Bruce Silver responded with a spirited post raising questions about the method and conclusions. Bruce certainly must be counted among the handful of top BPMN experts that exist today. Bruce has a point: the study was done from existing BPMN diagrams. Who can say for sure that the elements were missing because they were not needed, or because simply the modeler did not understand how to use them? Who can say whether they were missing from the diagrams because the modeling tool vendor did not implement them, or did not implement them correctly. The diagrams themselves may not actually comply to the BPMN syntax. The model might comply to BPMN syntax, but the the modeler might have intended to represent something else. Given the likelihood of these diagram flaws, how can you then conclude that something is not needed simply because it is not used? This is beginning to sound a bit like an argument that designers often use: “They would be useful if the standard had been implemented correctly in line with the original vision of the standard.”

Michael responded with a thorough post which can be brutally reduced to: “Like it or not this is actually how BPMN is used today.” His intent was not to criticize the standard (quite the opposite) but to provide helpful empirical data to guide practitioners, vendors, and even the standards committee to the most important aspects of the standard. Implicit in this is the implication that a subset of the entire standard is acceptable. Bruce responded by admitting that there were superfluous elements of BPMN, but that we should be a bit more careful on how we select the most important set. Tom Bayens weighed in with another well considered perspective. Sandy Kemsley’s summary of this debate is far better than mine, so I will stick to a few comments.

As I have said many times, I consider BPMN to be a dictionary of symbols which can be used to represent concepts. Just as a writer will write a novel without using every word in the English dictionary, so it is suitable to pick and choose a subset of these symbols for use in modeling processes. I have never quite understood those who argue that a modeling tool is useless unless 100% of the specifications are supported (which is arguably not possible given ambiguities and redundancies that exist in such standards.) It goes without saying that your expressibility is limited the more you limit the available symbols. Yet Michael’s main point is that you can say quite a bit with a surprisingly small subset of the BPMN language. I do hope the BPMN group will take to heart as they consider extensions to the existing set, because it is important to step away from the theory of how you would like a standard to be used, and be guided by the more pragmatic knowledge of how it is being used in practice.
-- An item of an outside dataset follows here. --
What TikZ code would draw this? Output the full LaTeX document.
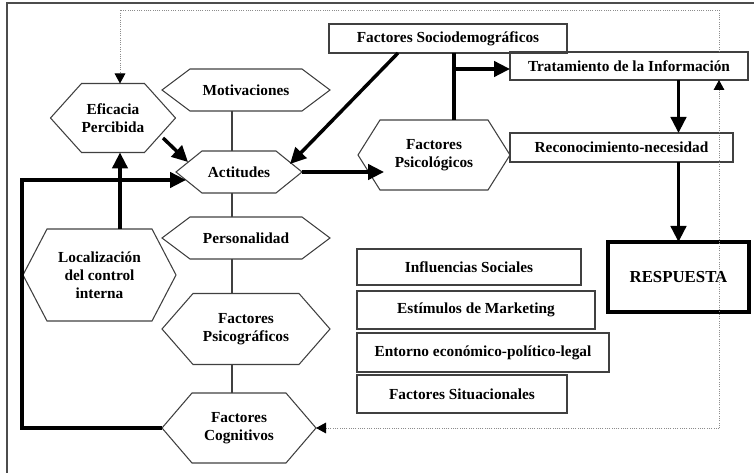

That being said, for models to be portable, there must be a broadly agreed upon subset which is sufficiently expressive to handle all the cases you are likely to encounter. If tools choose too narrow a subset, then they will not be able to understand diagrams from another tool with a different subset. Thus Bruce argues quite effectively that the process design ecosystem is best served by encouraging implementation of as much of the specification as possible, well beyond a minimal subset. So I can identify with the concern that a narrow approved subset might encourage vendor to stop short of a useful implementation.

Let me conclude this post with a quick acknowledgment of the tremendous work which Bruce has been doing recently on the XPDL 2.1 specification which has been approved for release by the working group last month. He drove the development of a model portability conformance guideline which he touches on in his most recent post. This ground breaking work will allow us finally to measure the extent to which a tool supports BPMN, and to assure that there is a certain minimum level of consistency, without requiring 100%-or-nothing. Thanks Bruce.